- Born: 1947 or 1948 (age 77–78)
- Occupation: Journalist
- Years active: 1989–present
- Employer: Radio New Zealand (current)
- Known for: Founder of Times of Tonga

= Kalafi Moala =

Tongan journalist

Kalafi Moala is a Tongan journalist who founded the Times of Tonga, and was later jailed by the Tongan government for contempt of parliament. He later worked for Radio New Zealand and founded an investigative journalism website.

== Biography ==
Before becoming a journalist, Moala worked as a Christian missionary in Hawaii, Hong Kong, Japan and Papua New Guinea.

In 1989, Moala founded the Times of Tonga, an independent newspaper, becoming its majority shareholder and editor-in-chief. In 1996, the Legislative Assembly of Tonga sentenced him and his deputy editor-in-chief to one month in prison for contempt of parliament, after the Times of Tonga published the text of a no confidence motion against justice minister Tevita Poasi Tupou. ʻAkilisi Pōhiva, a pro-democracy politician who proposed the motion and delivered its text to the paper, was also given the same sentence.

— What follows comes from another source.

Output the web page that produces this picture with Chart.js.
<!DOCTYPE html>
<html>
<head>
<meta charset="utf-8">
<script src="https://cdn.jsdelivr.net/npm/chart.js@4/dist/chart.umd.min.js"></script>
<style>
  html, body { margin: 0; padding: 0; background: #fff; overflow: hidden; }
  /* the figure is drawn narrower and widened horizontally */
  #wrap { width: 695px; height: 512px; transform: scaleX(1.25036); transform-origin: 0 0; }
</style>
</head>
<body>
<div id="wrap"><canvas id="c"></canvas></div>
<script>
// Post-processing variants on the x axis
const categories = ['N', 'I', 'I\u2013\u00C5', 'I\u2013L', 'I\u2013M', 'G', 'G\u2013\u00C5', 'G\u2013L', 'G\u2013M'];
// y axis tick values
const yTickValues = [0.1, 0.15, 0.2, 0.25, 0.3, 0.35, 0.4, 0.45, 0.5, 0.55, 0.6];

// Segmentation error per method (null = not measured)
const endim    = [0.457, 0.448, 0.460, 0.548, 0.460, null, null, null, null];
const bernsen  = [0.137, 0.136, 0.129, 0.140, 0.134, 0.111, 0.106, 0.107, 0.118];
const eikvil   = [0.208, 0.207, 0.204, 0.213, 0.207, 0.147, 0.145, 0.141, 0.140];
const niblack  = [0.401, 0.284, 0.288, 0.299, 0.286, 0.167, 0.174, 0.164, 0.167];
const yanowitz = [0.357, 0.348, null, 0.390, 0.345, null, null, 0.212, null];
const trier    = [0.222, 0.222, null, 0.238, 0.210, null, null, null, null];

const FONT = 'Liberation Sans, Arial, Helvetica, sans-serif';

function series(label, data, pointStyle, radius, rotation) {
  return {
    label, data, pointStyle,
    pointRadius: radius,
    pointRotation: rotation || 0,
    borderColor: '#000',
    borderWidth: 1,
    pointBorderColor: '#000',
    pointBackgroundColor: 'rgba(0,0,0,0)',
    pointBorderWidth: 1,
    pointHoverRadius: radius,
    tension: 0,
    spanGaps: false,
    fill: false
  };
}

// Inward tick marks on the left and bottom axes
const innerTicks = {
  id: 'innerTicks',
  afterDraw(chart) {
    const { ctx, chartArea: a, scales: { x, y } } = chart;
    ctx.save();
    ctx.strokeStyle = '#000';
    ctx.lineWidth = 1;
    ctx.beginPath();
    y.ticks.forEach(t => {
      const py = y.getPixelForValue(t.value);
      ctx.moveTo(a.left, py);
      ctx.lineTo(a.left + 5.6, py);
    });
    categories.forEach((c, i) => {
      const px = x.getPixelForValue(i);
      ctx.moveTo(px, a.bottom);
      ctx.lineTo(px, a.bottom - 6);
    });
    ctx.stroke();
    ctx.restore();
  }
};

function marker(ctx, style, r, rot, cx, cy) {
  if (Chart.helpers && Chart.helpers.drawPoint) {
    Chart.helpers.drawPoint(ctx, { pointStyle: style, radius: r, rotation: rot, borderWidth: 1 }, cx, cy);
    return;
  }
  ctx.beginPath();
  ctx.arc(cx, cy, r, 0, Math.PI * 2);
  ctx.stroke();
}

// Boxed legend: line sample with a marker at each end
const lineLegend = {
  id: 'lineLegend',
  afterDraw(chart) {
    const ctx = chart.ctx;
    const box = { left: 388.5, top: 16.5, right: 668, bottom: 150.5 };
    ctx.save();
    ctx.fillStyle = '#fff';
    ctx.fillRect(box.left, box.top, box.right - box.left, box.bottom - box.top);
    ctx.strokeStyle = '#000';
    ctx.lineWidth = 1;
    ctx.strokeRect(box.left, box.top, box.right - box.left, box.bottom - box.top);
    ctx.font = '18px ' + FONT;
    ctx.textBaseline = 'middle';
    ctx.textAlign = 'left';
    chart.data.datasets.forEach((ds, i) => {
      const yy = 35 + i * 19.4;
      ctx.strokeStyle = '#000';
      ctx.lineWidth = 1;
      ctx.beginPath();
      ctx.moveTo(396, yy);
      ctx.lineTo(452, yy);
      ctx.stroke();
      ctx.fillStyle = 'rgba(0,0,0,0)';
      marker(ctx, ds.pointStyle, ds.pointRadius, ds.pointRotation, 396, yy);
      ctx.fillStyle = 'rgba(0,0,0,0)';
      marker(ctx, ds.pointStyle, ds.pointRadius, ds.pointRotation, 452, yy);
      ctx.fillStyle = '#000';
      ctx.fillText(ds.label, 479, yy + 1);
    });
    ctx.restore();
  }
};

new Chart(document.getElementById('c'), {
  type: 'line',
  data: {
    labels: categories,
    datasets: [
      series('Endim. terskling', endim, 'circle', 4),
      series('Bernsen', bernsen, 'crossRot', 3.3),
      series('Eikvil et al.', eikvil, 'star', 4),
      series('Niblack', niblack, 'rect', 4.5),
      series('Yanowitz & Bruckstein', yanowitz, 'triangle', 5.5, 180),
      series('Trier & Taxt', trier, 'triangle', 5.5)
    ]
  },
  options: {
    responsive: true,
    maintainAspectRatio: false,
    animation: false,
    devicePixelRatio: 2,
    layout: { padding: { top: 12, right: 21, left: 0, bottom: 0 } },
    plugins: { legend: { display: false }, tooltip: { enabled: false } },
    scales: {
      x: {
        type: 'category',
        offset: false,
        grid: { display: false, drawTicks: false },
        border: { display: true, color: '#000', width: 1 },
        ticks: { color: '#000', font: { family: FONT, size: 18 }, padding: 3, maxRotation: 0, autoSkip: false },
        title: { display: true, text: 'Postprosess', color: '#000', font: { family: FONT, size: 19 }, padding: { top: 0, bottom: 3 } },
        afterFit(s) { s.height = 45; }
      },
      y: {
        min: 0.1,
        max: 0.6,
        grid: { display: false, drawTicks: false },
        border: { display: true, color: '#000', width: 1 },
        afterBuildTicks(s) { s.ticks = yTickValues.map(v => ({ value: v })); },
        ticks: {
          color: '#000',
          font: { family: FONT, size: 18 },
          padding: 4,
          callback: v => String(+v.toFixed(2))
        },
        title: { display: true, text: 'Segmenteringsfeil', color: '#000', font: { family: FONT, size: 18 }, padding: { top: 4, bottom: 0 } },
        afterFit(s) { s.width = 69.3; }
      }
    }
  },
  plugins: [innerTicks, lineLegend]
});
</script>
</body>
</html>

Amnesty International called for their release, describing them as prisoners of conscience. While in prison, Moala continued to write articles on toilet paper to smuggle out to visitors for publication. The three were released four days ahead of schedule after the chief justice of Tonga ruled that their imprisonment was unconstitutional.

In 2003, the Times of Tonga was banned by the government from being distributed in Tonga. ʻEseta Fusituʻa, a government spokesperson, maintained that the newspaper was legally a foreign product as Moala was at the time based in New Zealand and had US citizenship. Moala took issue with the government's description, describing it as "crazy" and "quite insulting" to him as a native Tongan. The ban was lifted in 2004. In 2009, Moala acquired the Tonga Chronicle, the country's oldest newspaper, from the state.

In 2014, Moala launched a talk radio station known as Leʻo ʻo Tonga ("Voice of Tonga"), which he said would be a "pro democracy station". He briefly worked as a media adviser to Pōhiva and his Democratic Party of the Friendly Islands, which gained power at the end of the year. Moala later distanced himself from Pōhiva's government, calling for his resignation in 2017 for "incompetence" and attacks on the media.

In 2019, Moala sold his newspaper and radio station to go into what he described as "semi-retirement". He later joined Radio New Zealand, becoming its Tonga correspondent. In 2021, he founded Talanoa ‘o Tonga, an investigative journalism website. In March 2024, Moala described King Tupou VI's revocation of the appointment of Siaosi Sovaleni as armed forces minister as a "retrograde step".

In September 2024, Moala was elected president of the Pacific Islands News Association, a regional association of media outlets in the Pacific region.